▶ EXERCISE BRIEF: Below are some entries. Transcribe the lines from the one holding "Write the TikZ code for this diagram." to the one holding "(0,0) rectangle (499,366);", inclusive, but not the pictures among them.

==== INPUT ====

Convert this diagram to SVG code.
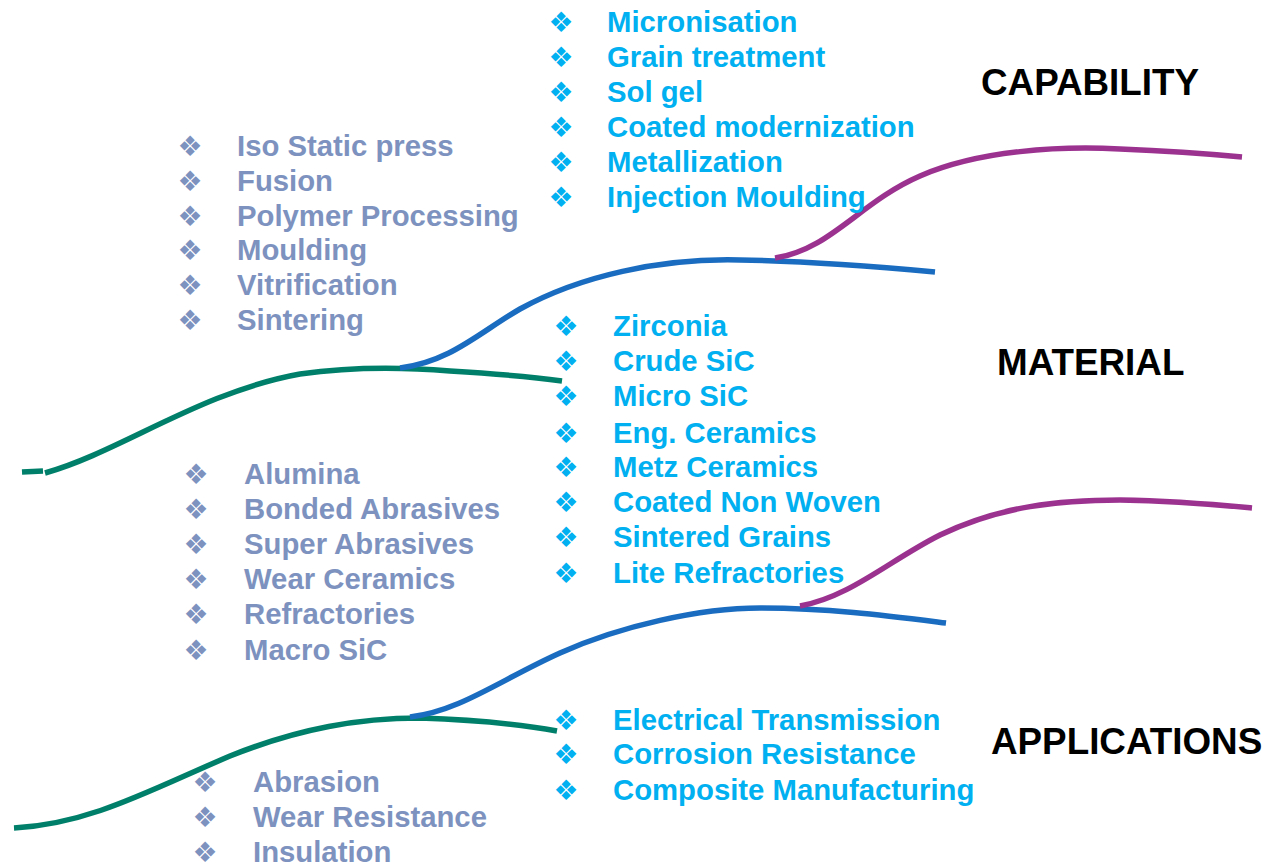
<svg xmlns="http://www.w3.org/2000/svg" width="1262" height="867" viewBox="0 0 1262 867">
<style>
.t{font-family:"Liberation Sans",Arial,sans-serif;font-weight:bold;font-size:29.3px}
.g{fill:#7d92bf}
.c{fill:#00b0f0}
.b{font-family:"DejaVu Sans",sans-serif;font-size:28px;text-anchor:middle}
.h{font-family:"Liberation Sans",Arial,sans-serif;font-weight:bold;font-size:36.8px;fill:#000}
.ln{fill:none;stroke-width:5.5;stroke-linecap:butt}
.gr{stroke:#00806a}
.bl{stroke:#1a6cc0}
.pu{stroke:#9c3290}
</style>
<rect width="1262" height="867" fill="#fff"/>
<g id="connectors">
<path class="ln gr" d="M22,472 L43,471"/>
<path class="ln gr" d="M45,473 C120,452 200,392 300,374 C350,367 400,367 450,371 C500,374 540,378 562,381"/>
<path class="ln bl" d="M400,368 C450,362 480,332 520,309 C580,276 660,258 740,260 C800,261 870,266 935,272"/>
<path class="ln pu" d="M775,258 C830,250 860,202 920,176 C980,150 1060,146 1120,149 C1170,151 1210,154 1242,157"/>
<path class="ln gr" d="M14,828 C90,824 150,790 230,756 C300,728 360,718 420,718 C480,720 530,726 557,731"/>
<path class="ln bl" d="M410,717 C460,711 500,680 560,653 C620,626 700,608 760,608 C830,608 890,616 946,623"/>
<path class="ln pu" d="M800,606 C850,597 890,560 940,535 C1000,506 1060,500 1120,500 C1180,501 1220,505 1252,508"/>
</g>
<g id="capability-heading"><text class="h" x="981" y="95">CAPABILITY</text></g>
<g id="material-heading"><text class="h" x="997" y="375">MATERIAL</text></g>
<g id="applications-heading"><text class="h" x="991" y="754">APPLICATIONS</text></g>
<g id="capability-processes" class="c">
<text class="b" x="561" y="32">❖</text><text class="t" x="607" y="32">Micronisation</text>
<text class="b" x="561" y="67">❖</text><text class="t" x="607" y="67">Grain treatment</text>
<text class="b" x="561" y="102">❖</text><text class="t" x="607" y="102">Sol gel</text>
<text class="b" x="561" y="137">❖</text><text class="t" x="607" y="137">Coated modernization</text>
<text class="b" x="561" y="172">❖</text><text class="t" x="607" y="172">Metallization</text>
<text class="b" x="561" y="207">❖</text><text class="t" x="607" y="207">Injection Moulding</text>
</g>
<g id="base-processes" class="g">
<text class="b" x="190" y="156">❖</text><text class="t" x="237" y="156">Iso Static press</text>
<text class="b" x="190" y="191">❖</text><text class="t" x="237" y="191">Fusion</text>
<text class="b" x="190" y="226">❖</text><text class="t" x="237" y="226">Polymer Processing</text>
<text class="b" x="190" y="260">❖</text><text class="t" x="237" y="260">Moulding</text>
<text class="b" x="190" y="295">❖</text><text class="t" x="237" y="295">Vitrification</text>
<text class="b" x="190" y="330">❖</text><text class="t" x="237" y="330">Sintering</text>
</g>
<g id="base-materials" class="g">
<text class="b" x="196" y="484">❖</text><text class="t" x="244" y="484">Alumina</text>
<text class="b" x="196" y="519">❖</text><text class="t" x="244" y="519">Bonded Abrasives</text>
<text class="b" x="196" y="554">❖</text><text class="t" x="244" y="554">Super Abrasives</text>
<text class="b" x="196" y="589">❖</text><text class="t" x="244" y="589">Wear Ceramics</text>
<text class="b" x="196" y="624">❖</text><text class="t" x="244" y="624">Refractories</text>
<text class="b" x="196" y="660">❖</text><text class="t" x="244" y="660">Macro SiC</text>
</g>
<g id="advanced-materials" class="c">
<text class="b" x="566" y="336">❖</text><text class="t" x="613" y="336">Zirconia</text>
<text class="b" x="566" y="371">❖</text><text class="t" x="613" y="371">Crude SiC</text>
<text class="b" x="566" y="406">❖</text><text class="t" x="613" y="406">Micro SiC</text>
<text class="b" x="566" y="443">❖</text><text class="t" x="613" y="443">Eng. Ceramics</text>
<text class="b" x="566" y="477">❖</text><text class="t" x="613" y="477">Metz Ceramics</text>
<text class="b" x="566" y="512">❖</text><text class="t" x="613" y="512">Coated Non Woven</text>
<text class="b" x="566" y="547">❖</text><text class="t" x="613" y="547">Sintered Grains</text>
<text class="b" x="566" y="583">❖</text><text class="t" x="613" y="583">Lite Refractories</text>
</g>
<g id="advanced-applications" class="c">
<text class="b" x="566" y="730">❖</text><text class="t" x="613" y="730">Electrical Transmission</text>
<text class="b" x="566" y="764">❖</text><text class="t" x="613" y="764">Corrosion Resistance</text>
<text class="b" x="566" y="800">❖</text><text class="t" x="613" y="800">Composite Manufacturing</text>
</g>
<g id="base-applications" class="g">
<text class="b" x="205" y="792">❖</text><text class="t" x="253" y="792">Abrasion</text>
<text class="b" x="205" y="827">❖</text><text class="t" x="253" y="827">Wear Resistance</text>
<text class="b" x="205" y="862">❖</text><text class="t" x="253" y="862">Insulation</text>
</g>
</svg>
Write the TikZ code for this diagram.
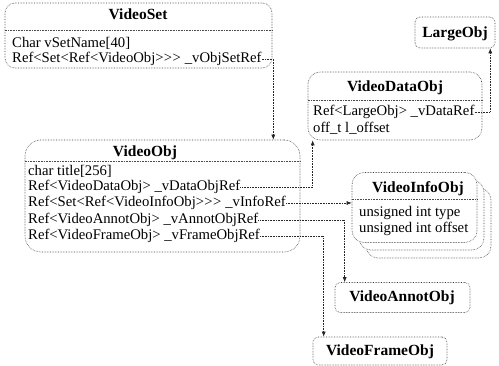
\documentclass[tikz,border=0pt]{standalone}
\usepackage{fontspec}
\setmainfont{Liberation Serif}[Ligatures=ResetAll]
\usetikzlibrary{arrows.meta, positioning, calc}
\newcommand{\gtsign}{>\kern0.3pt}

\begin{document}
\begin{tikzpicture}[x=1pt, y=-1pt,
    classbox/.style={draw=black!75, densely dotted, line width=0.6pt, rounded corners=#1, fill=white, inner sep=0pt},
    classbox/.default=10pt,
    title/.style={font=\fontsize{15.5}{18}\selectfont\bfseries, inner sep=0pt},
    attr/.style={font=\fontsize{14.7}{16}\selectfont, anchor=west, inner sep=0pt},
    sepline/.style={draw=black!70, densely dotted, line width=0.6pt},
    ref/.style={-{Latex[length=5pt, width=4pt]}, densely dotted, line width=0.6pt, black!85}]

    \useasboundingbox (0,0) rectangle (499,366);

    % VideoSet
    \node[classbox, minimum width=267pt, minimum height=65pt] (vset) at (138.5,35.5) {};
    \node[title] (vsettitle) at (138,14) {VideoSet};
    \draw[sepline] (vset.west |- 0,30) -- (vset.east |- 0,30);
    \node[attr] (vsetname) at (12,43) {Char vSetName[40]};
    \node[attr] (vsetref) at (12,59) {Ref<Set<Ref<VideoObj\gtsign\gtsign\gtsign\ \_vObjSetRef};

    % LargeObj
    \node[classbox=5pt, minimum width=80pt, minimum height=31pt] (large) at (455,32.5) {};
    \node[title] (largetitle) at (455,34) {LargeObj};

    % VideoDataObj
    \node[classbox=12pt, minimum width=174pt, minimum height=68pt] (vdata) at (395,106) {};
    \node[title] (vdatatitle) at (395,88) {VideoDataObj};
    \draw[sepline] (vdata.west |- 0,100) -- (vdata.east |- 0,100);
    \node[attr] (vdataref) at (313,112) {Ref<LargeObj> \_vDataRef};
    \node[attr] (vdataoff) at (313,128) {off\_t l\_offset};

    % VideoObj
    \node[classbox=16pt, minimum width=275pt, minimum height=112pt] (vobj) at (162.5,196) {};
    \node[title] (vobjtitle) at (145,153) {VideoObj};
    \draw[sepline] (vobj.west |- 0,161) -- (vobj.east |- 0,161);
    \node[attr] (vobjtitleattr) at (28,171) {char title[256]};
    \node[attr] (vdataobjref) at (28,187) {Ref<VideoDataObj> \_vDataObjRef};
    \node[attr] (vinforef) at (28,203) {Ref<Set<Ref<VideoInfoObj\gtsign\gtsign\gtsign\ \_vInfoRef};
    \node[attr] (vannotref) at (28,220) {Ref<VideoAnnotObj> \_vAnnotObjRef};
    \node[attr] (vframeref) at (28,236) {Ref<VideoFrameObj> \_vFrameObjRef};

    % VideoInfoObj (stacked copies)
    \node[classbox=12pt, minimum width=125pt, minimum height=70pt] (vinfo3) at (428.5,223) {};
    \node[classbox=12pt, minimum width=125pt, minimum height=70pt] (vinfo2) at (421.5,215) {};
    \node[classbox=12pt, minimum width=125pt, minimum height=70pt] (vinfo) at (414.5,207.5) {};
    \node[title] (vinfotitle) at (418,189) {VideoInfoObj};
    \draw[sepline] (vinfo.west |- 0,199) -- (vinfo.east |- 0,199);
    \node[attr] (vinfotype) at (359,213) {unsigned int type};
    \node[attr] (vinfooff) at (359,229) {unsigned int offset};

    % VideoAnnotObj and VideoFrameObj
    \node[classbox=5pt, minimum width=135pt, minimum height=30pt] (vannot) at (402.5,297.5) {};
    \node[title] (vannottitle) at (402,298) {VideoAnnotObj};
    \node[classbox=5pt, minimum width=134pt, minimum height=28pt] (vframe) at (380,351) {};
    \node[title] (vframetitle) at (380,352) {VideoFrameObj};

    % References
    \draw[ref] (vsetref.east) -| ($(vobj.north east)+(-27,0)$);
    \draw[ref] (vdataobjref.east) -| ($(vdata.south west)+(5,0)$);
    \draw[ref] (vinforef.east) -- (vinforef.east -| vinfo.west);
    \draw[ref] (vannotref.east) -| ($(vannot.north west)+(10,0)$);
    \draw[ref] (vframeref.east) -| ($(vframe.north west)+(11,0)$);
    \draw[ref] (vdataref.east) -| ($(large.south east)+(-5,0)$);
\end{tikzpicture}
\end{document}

====

▶ OUTPUT FOR THIS EXERCISE:
Write the TikZ code for this diagram.
\documentclass[tikz,border=0pt]{standalone}
\usepackage{fontspec}
\setmainfont{Liberation Serif}[Ligatures=ResetAll]
\usetikzlibrary{arrows.meta, positioning, calc}
\newcommand{\gtsign}{>\kern0.3pt}

\begin{document}
\begin{tikzpicture}[x=1pt, y=-1pt,
    classbox/.style={draw=black!75, densely dotted, line width=0.6pt, rounded corners=#1, fill=white, inner sep=0pt},
    classbox/.default=10pt,
    title/.style={font=\fontsize{15.5}{18}\selectfont\bfseries, inner sep=0pt},
    attr/.style={font=\fontsize{14.7}{16}\selectfont, anchor=west, inner sep=0pt},
    sepline/.style={draw=black!70, densely dotted, line width=0.6pt},
    ref/.style={-{Latex[length=5pt, width=4pt]}, densely dotted, line width=0.6pt, black!85}]

    \useasboundingbox (0,0) rectangle (499,366);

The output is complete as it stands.